Um die Attraktivität der Stachus-Tiefgarage als Besuchergarage zu erhöhen, wurde sie zwischen Ende 2011 und Ende 2013 unter laufendem Betrieb saniert. Im Dezember 2013 wurde die Garage dann wieder in vollem Umfang eröffnet und ist seit der Sanierung deutlich attraktiver als zuvor.
Frage 5:
Gibt es Überlegungen, die hässliche Abfahrt in die Stachus-Tiefgarage nun- mehr endlich einer Überbauung, bzw. zumindest einer farblichen Neugestaltung, wie z.B. hochwertige Streetart zuzuführen?
Antwort:
Das Kommunalreferat gibt an, dass derzeit keine Verwertungsabsichten für dieses Grundstück bestehen.

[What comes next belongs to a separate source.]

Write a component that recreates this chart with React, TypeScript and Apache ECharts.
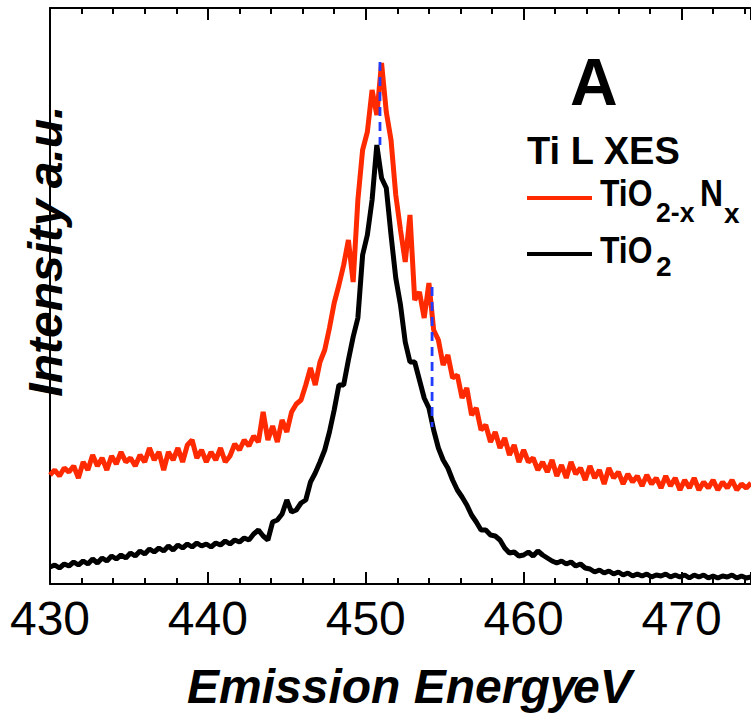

2010 war die Fläche Teil des EUROPAN-Wettbewerbs. Zwei Planentwürfe wurden ausgewählt und sollten Grundlage für die weitere Bauleitplanung sein.
Das Grundstück ist immer wieder Gegenstand von Standortsuchen (z.B. Münchner Forum für Islam, Archiv der Erzdiözese für München und Frei-sing), die letztlich und auch aufgrund der baulichen und finanziellen Herausforderungen zum Überbau der TG-Ein-/Ausfahrten nicht weiterverfolgt wurden. Laut einem Tragwerksgutachten von 2002 würden allein für die Überbauung des Rampenbauwerks Baumehrkosten von ca. 2 Mio. € notwendig werden.
Das Referat für Stadtplanung und Bauordnung sieht auf Grund nicht vorhandener öffentlicher oder privater Entwicklungsabsichten für den in Rede stehenden Bereich derzeit keinen Anlass, einen städtebaulichen Wettbewerb zu veranlassen.
Frage 6:
Wäre es evtl. eine Idee, für die Herzog-Wilhelm-Straße einen städtebaulichen - und künstlerischen Wettbewerb durchzuführen, der auf eine völlig neue Gestaltung, moderne Beleuchtung und Nutzung der Straße und der Anlagen hinausläuft und aus einem heutigen Unort, ein Schmuckstück der Innenstadt macht?
Antwort:
Bezüglich der Durchführung eines städtebaulichen Wettbewerbes wird auf die Ausführung des Kommunalreferates zu Frage 5 verwiesen.
Hinsichtlich der Zielsetzung, einer neuen Gestaltung wird auf die Ausführungen zu Frage 3 und 4 verwiesen.